Hace dos años inicié algo que sabía sería importante en mi vida: empecé a estudiar una maestría. No estaba segura para qué y no lo inicié porque realmente quisiera, la inicié porque alguien se ofreció a pagarla (oportunidad que sé que muchos quisieran poder tener, así que me sentí obligada a aceptar), además de que estaba pasando por una ligera depresión porque llevaba casi un año de haber terminado la carrera y de no lograr encontrar un empleo (si, fui a muchísimas entrevistas) y también estaba intentando superar un duelo.
Quería ocuparme en algo y dejar de sentir que estaba de ‘nini’ e inútil en la vida, así que dije: ok, volveré a la escuela.
El primer semestre no estuvo tan mal, pues era un diplomado de Marketing, algo que si me gusta, el problema vino después, cuando llegaron las materias de finanzas, derecho, administración… volví a comprobar mi odio por muchos temas.
No es que no tuviera planeado seguir estudiando, pero dicen que la maestría surge del trabajo, la eliges ya que llevas cierto camino laboral recorrido, cuando ya conoces ciertos aspectos del ámbito y del sector en el que te desenvuelves, las áreas que existen y el provecho que puedes sacarles, cuando estás decidido de hacia dónde te dirigirás.
Yo no tenía nada de eso.
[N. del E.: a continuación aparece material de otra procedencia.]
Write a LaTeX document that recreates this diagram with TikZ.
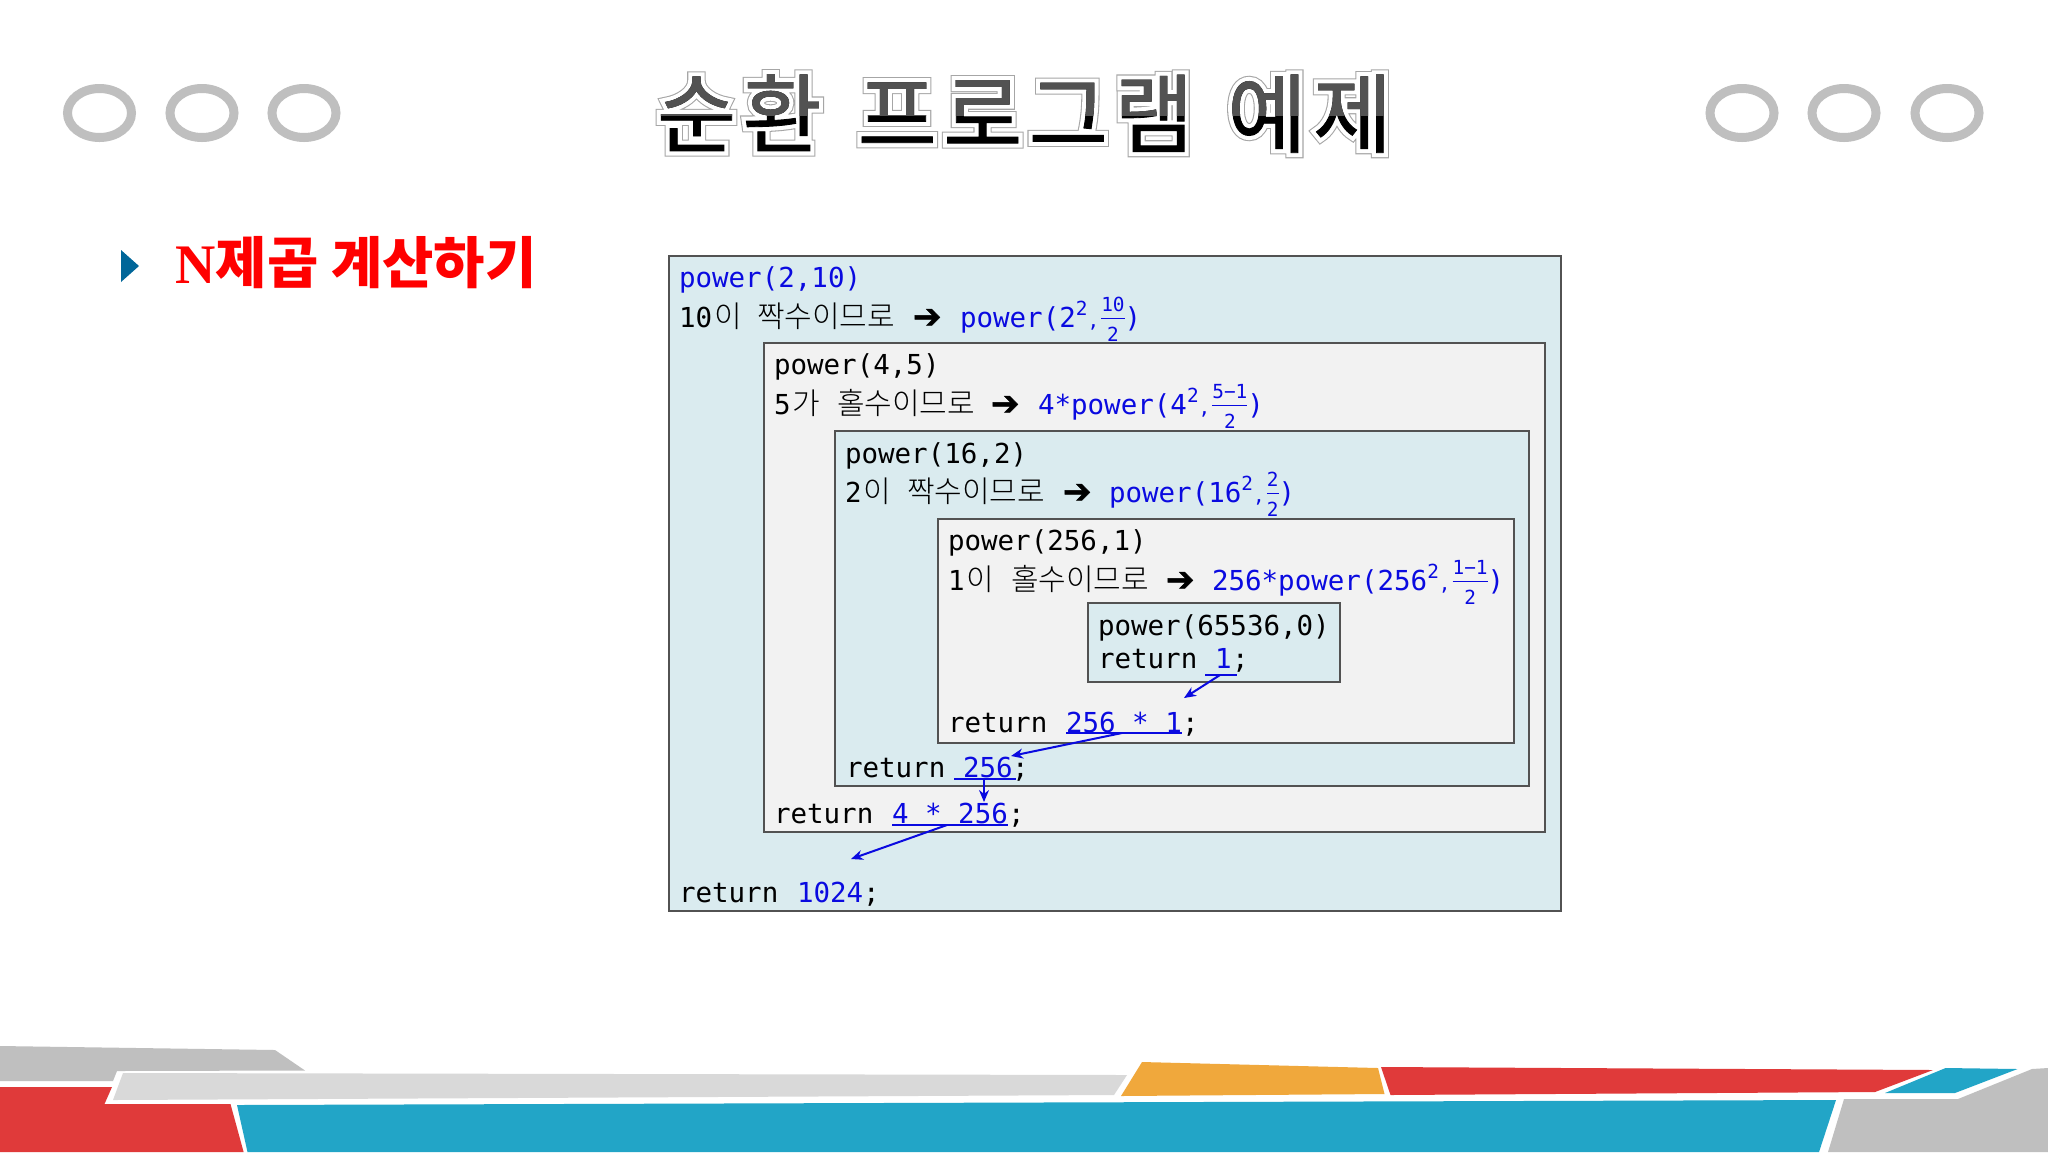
\documentclass[tikz,border=0pt]{standalone}
\usepackage{fontspec}
\usetikzlibrary{arrows.meta}
\newfontfamily\mono{DejaVu Sans Mono}
\newfontfamily\kr{Noto Sans CJK KR}
\newfontfamily\krl{Noto Sans CJK KR}[UprightFont=* Light]
\newfontfamily\djv{DejaVu Sans}[FakeBold=1.5]
\newfontfamily\ttlcore{Noto Sans CJK KR}[LetterSpace=7.5,FakeBold=1]
\newfontfamily\ttlwhite{Noto Sans CJK KR}[LetterSpace=7.5,FakeBold=10.5]
\newfontfamily\ttlhalo{Noto Sans CJK KR}[LetterSpace=7.5,FakeBold=13]
\newfontfamily\serifb{Liberation Serif}
\definecolor{cblue}{HTML}{0A0AE0}
\definecolor{boxblue}{HTML}{DAEBEF}
\definecolor{boxgray}{HTML}{F2F2F2}
\definecolor{ringgray}{HTML}{BFBFBF}
\definecolor{fgray}{HTML}{BFBFBF}
\definecolor{flight}{HTML}{D9D9D9}
\definecolor{fred}{HTML}{E03A3A}
\definecolor{fteal}{HTML}{22A5C7}
\definecolor{forange}{HTML}{F0A83C}
\definecolor{bul}{HTML}{006699}
\newcommand\sm{\mono\fontsize{9.7}{10}\selectfont}
\newcommand\sups[1]{\raise 6pt\hbox{\sm #1}}
\newcommand\smc{\hbox{\sm ,}}
\newcommand\fr[2]{{\setbox0=\hbox{\sm #1}\setbox1=\hbox{\sm #2}%
 \dimen0=\wd0 \ifdim\wd1>\dimen0 \dimen0=\wd1 \fi
 \kern1pt\rlap{\hbox to \dimen0{\hss\raise 7.7pt\copy0\hss}}%
 \rlap{\hbox to \dimen0{\hss\lower 7.3pt\copy1\hss}}%
 \rlap{\raise 3.9pt\hbox{\vrule width \dimen0 height .75pt depth 0pt}}\kern\dimen0}}
\newcommand\ttltext{\fontsize{43}{46}\selectfont 순환\hspace{18pt}프로그램\hspace{17pt}예제}
\tikzset{
 txt/.style={anchor=base west,inner sep=0pt,outer sep=0pt,font=\mono\fontsize{13.75}{16}\selectfont},
 btxt/.style={txt,text=cblue},
 ktxt/.style={anchor=base west,inner sep=0pt,outer sep=0pt,font=\krl\fontsize{15}{16}\selectfont},
 arr/.style={anchor=base west,inner sep=0pt,outer sep=0pt,font=\djv\fontsize{17}{18}\selectfont},
 bx/.style={draw=black!68,line width=.65pt,anchor=north west,inner sep=0pt,outer sep=0pt},
 ring/.style={draw=ringgray,line width=4.5pt},
 uline/.style={draw=cblue,line width=1pt},
 retarrow/.style={draw=cblue,line width=1pt,-{Stealth[length=6pt,width=5pt]}},
 ttl/.style={anchor=base west,inner sep=0pt,outer sep=0pt},
}
\begin{document}
\begin{tikzpicture}[x=0.5pt,y=-0.5pt]
\useasboundingbox[fill=white] (0,0) rectangle (2048,1152);
% rings
\foreach \cx in {99.5,202,304,1742,1844,1947}
  \draw[ring] (\cx,113) ellipse [x radius=16pt,y radius=12.25pt];
% title
\node[ttl,text=black!35] (titlehalo) at (657,146) {\ttlhalo\ttltext};
\node[ttl,text=white] (titlewhite) at (657,146) {\ttlwhite\ttltext};
\node[ttl,text=black] (titlecore) at (657,146) {\ttlcore\ttltext};
\begin{scope}
\clip (600,50) rectangle (1450,115);
\node[ttl,text=black!68] (titletop) at (657,146) {\ttlcore\ttltext};
\end{scope}
% bullet + heading
\fill[bul] (121,250) -- (139,266) -- (121,282) -- cycle;
\node[anchor=base west,inner sep=0pt,text=red] (heading) at (175,283)
  {\fontsize{27.9}{30}\selectfont{\serifb\bfseries N}{\kr\bfseries 제곱 계산하기}};
% boxes
\node[bx,fill=boxblue,minimum width=446pt,minimum height=327.5pt] (b1) at (669,256) {};
\node[bx,fill=boxgray,minimum width=390.5pt,minimum height=244.5pt] (b2) at (764,343) {};
\node[bx,fill=boxblue,minimum width=347pt,minimum height=177.5pt] (b3) at (835,431) {};
\node[bx,fill=boxgray,minimum width=288pt,minimum height=112pt] (b4) at (938,519) {};
\node[bx,fill=boxblue,minimum width=126pt,minimum height=39.5pt] (b5) at (1088,603) {};
% level 1
\node[btxt] (t1a) at (679,287) {power(2,10)};
\node[txt] (t1b) at (679,327) {10};
\node[ktxt] (t1c) at (714,327) {이};
\node[ktxt] (t1d) at (757,327) {짝수이므로};
\node[arr] (t1e) at (913,328) {\char"2794};
\node[btxt] (t1f) at (960,327) {power(2\sups{2}\smc\fr{10}{2})};
% level 2
\node[txt] (t2a) at (774,374) {power(4,5)};
\node[txt] (t2b) at (774,414) {5};
\node[ktxt] (t2c) at (792,414) {가};
\node[ktxt] (t2d) at (837,414) {홀수이므로};
\node[arr] (t2e) at (991,415) {\char"2794};
\node[btxt] (t2f) at (1038,414) {4*power(4\sups{2}\smc\fr{5−1}{2})};
% level 3
\node[txt] (t3a) at (845,463) {power(16,2)};
\node[txt] (t3b) at (845,502) {2};
\node[ktxt] (t3c) at (863,502) {이};
\node[ktxt] (t3d) at (907,502) {짝수이므로};
\node[arr] (t3e) at (1063,503) {\char"2794};
\node[btxt] (t3f) at (1109,502) {power(16\sups{2}\smc\fr{2}{2})};
% level 4
\node[txt] (t4a) at (948,550) {power(256,1)};
\node[txt] (t4b) at (948,590) {1};
\node[ktxt] (t4c) at (966,590) {이};
\node[ktxt] (t4d) at (1011,590) {홀수이므로};
\node[arr] (t4e) at (1166,591) {\char"2794};
\node[btxt] (t4f) at (1212,590) {256*power(256\sups{2}\smc\fr{1−1}{2})};
% level 5
\node[txt] (t5a) at (1098,635) {power(65536,0)};
\node[txt] (t5b) at (1098,668) {return};
\node[btxt] (t5c) at (1215,668) {1};
\node[txt] (t5d) at (1232,668) {;};
% returns
\node[txt] (r4a) at (948,732) {return};
\node[btxt] (r4b) at (1066,732) {256 * 1};
\node[txt] (r4c) at (1182,732) {;};
\node[txt] (r3a) at (846,777) {return};
\node[btxt] (r3b) at (963,777) {256};
\node[txt] (r3c) at (1012,777) {;};
\node[txt] (r2a) at (774,823) {return};
\node[btxt] (r2b) at (892,823) {4 * 256};
\node[txt] (r2c) at (1008,823) {;};
\node[txt] (r1a) at (679,902) {return};
\node[btxt] (r1b) at (797,902) {1024};
\node[txt] (r1c) at (863,902) {;};
% underlines and return arrows
\coordinate (u5l) at (1205,675); \coordinate (u5r) at (1237,675); \coordinate (u5m) at (1220,675);
\coordinate (a5) at (1184,698);
\coordinate (u4l) at (1066,733); \coordinate (u4r) at (1182,733); \coordinate (u4m) at (1122,733);
\coordinate (a4) at (1011,756);
\coordinate (u3l) at (954,779); \coordinate (u3r) at (1016,779); \coordinate (u3m) at (984,779);
\coordinate (a3) at (984,802);
\coordinate (u2l) at (892,825); \coordinate (u2r) at (1008,825); \coordinate (u2m) at (947,825);
\coordinate (a2) at (851,859);
\draw[uline] (u5l) -- (u5r); \draw[retarrow] (u5m) -- (a5);
\draw[uline] (u4l) -- (u4r); \draw[retarrow] (u4m) -- (a4);
\draw[uline] (u3l) -- (u3r); \draw[retarrow,line width=.75pt] (u3m) -- (a3);
\draw[uline] (u2l) -- (u2r); \draw[retarrow] (u2m) -- (a2);
% footer
\fill[fgray] (0,1046) -- (275,1050) -- (305,1070.5) -- (117,1071) -- (113,1081) -- (0,1081) -- cycle;
\fill[fred] (0,1087) -- (112,1087) -- (104.5,1104) -- (230.5,1104) -- (243.6,1152) -- (0,1152) -- cycle;
\fill[flight] (123,1073) -- (1127,1075) -- (1114,1095) -- (113,1100) -- cycle;
\fill[fteal] (237,1105) -- (1836,1100) -- (1819,1152) -- (247.5,1152) -- cycle;
\fill[forange] (1142,1062) -- (1378,1068) -- (1384.5,1094) -- (1121,1096) -- cycle;
\fill[fred] (1381,1067) -- (1933,1070) -- (1875,1092) -- (1390.5,1095) -- cycle;
\fill[fteal] (1945.6,1068) -- (2017.5,1069) -- (1955,1093) -- (1885,1093) -- cycle;
\fill[fgray] (2032,1069) -- (2048,1068) -- (2048,1152) -- (1828,1152) -- (1844,1099) -- (1958,1099) -- cycle;
\end{tikzpicture}
\end{document}
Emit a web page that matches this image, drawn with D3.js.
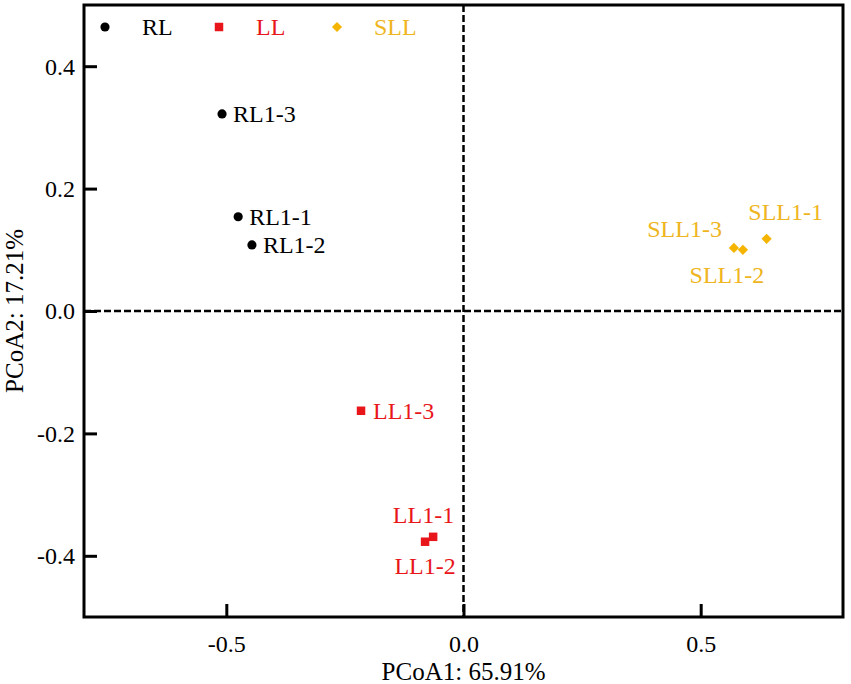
<!DOCTYPE html>
<html>
<head>
<meta charset="utf-8">
<script src="https://cdn.jsdelivr.net/npm/d3@7"></script>
<style>
    body { margin: 0; background: #fff; }
    text { font-family: "Liberation Serif", "Times New Roman", serif; }
</style>
</head>
<body>
<svg id="chart"></svg>
<script>
// groups shown in the legend
const groups = ["RL", "LL", "SLL"];
const groupColors = ["#000000", "#e8161b", "#f4b400"];

// samples (PCoA1, PCoA2)
const sampleNames = ["RL1-1", "RL1-2", "RL1-3", "LL1-1", "LL1-2", "LL1-3", "SLL1-1", "SLL1-2", "SLL1-3"];
const sampleGroups = ["RL", "RL", "RL", "LL", "LL", "LL", "SLL", "SLL", "SLL"];
const pcoa1 = [-0.475, -0.446, -0.509, -0.064, -0.081, -0.216, 0.639, 0.589, 0.570];
const pcoa2 = [0.154, 0.108, 0.322, -0.369, -0.377, -0.163, 0.118, 0.100, 0.103];

const xTicks = [-0.5, 0.0, 0.5];
const yTicks = [-0.4, -0.2, 0.0, 0.2, 0.4];
const xTitle = "PCoA1: 65.91%";
const yTitle = "PCoA2: 17.21%";

const width = 851;
const height = 684;
const margin = { top: 5, right: 8, bottom: 67, left: 84 };

const svg = d3.select("#chart")
    .attr("width", width)
    .attr("height", height);

const x = d3.scaleLinear()
    .domain([-0.8, 0.8])
    .range([margin.left, width - margin.right]);

const y = d3.scaleLinear()
    .domain([-0.5, 0.5])
    .range([height - margin.bottom, margin.top]);

const color = d3.scaleOrdinal().domain(groups).range(groupColors);
const labelColor = d3.scaleOrdinal().domain(groups).range(["#000000", "#e8161b", "#efb520"]);
// diamond = square turned 45 degrees
const symbol = d3.scaleOrdinal().domain(groups).range([d3.symbolCircle, d3.symbolSquare, d3.symbolSquare]);
const symbolSize = { RL: 66, LL: 72, SLL: 52 };
const symbolTurn = { RL: 0, LL: 0, SLL: 45 };

// zero lines
svg.append("line")
    .attr("x1", x(0)).attr("x2", x(0))
    .attr("y1", y(0.5)).attr("y2", y(-0.5))
    .attr("stroke", "#000").attr("stroke-width", 2.5)
    .attr("stroke-dasharray", "7,3");
svg.append("line")
    .attr("x1", x(-0.8)).attr("x2", x(0.8))
    .attr("y1", y(0)).attr("y2", y(0))
    .attr("stroke", "#000").attr("stroke-width", 2.5)
    .attr("stroke-dasharray", "7,3");

// axes, ticks pointing inward
const fmt = d => d.toFixed(1);

const xAxis = svg.append("g")
    .attr("transform", `translate(0,${y(-0.5)})`)
    .call(d3.axisBottom(x).tickValues(xTicks).tickFormat(fmt).tickSize(-13).tickPadding(18));
const yAxis = svg.append("g")
    .attr("transform", `translate(${x(-0.8)},0)`)
    .call(d3.axisLeft(y).tickValues(yTicks).tickFormat(fmt).tickSize(-13).tickPadding(9));

[xAxis, yAxis].forEach(a => {
    a.select(".domain").remove();
    a.selectAll(".tick line").attr("stroke", "#000").attr("stroke-width", 3);
    a.selectAll(".tick text")
        .attr("fill", "#000")
        .style("font-size", "24px")
        .style("font-family", "'Liberation Serif', serif");
});
yAxis.selectAll(".tick text").attr("dy", "0.33em");

// frame
svg.append("rect")
    .attr("x", x(-0.8)).attr("y", y(0.5))
    .attr("width", x(0.8) - x(-0.8))
    .attr("height", y(-0.5) - y(0.5))
    .attr("fill", "none")
    .attr("stroke", "#000")
    .attr("stroke-width", 3);

// axis titles
svg.append("text")
    .attr("x", x(0)).attr("y", 680)
    .attr("text-anchor", "middle")
    .style("font-size", "25px")
    .text(xTitle);
svg.append("text")
    .attr("transform", `translate(23,${y(0)}) rotate(-90)`)
    .attr("text-anchor", "middle")
    .style("font-size", "25px")
    .text(yTitle);

// points
const samples = sampleNames.map((n, i) => ({ name: n, group: sampleGroups[i], x: pcoa1[i], y: pcoa2[i] }));

svg.selectAll(".pt")
    .data(samples)
    .enter()
    .append("path")
    .attr("class", "pt")
    .attr("transform", d => `translate(${x(d.x)},${y(d.y)}) rotate(${symbolTurn[d.group]})`)
    .attr("d", d => d3.symbol().type(symbol(d.group)).size(symbolSize[d.group])())
    .attr("fill", d => color(d.group));

// label placement: [dx, dy, anchor]
const labelPlace = {
    "RL1-1": [11, 8, "start"],
    "RL1-2": [11, 8, "start"],
    "RL1-3": [11, 8, "start"],
    "LL1-3": [12, 8, "start"],
    "LL1-1": [21, -14, "end"],
    "LL1-2": [0, 32, "middle"],
    "SLL1-1": [19, -19, "middle"],
    "SLL1-2": [-16, 33, "middle"],
    "SLL1-3": [-12, -11, "end"]
};

svg.selectAll(".lbl")
    .data(samples)
    .enter()
    .append("text")
    .attr("class", "lbl")
    .attr("x", d => x(d.x) + labelPlace[d.name][0])
    .attr("y", d => y(d.y) + labelPlace[d.name][1])
    .attr("text-anchor", d => labelPlace[d.name][2])
    .attr("fill", d => labelColor(d.group))
    .style("font-size", "24px")
    .text(d => d.name);

// legend
const legendX = [105, 219, 337];
const legend = svg.selectAll(".legend")
    .data(groups)
    .enter()
    .append("g")
    .attr("class", "legend")
    .attr("transform", (d, i) => `translate(${legendX[i]},27)`);

legend.append("path")
    .attr("transform", d => `rotate(${symbolTurn[d]})`)
    .attr("d", d => d3.symbol().type(symbol(d)).size(symbolSize[d])())
    .attr("fill", d => color(d));
legend.append("text")
    .attr("x", 37)
    .attr("y", 8)
    .attr("fill", d => labelColor(d))
    .style("font-size", "24px")
    .text(d => d);
</script>
</body>
</html>
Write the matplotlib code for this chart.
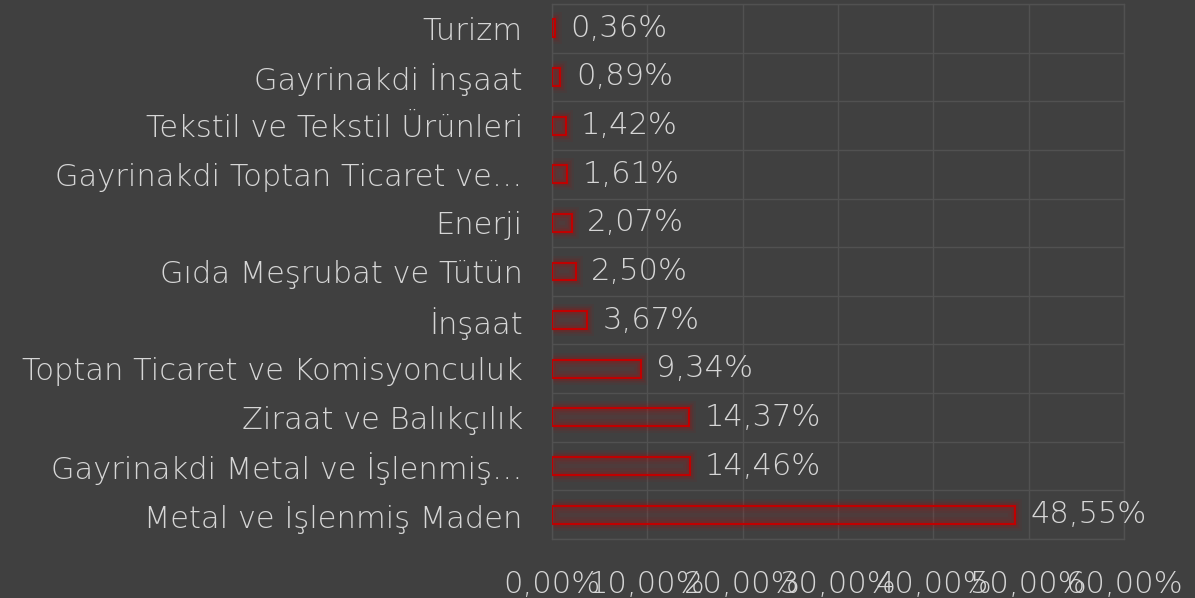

Tenía una idea sobre lo que quería hacer, pero no estaba lista para volver a la escuela y dar mi mayor esfuerzo por otros dos años sino tenía un rumbo fijo.
Realmente estaba pasando por un momento en mi vida de mucha confusión y ya estaba bastante desesperada. Comencé la escuela sin mucha convicción, si, me sentí un poco menos inútil, pero fueron dos años de desvelos, desmañanadas, de sacrificar otras cosas porque tenía que hacer tarea, coraje y hasta lágrimas porque sabía que estaba en un camino equivocado.
Mis compañeros iban con mucho entusiasmo (pese a que sus desvelos eran mayores porque todos ya trabajaban y yo lo hice hasta el último semestre) y hablaban de la maestría con mucha ilusión. Yo no, hablar de eso me ponía de malas, incluso lo mantuve casi como secreto durante el primer año.
Cuando terminé la carrera y presenté mi proyecto de investigación me sentí muy feliz, sentía que esos cuatro años de esfuerzo habían valido la pena y estaba muy orgullosa por haberlo hecho bien; ahora, luego de dos años algo complicados terminé algo que muchas veces tuve ganas de abandonar, pero aun no estoy muy segura de si debo estar orgullosa o no, si tengo derecho a festejar y presumirlo o seguir con la misma línea de que no es algo tan especial.
Supongo que en toda esta experiencia me ayudará (eso me dicen todos), pues sé que fue una buena oportunidad, pero también se que no era el momento para mí.
De lo que si estoy segura es que estoy feliz porque ¡ya no habrá más tareas! Y ¡tengo de vuelta mis fines de semana! Además, se ha convertido en una buena motivación de seguir estudiando, pero ahora algo que si me guste, obvio para nivelar situación.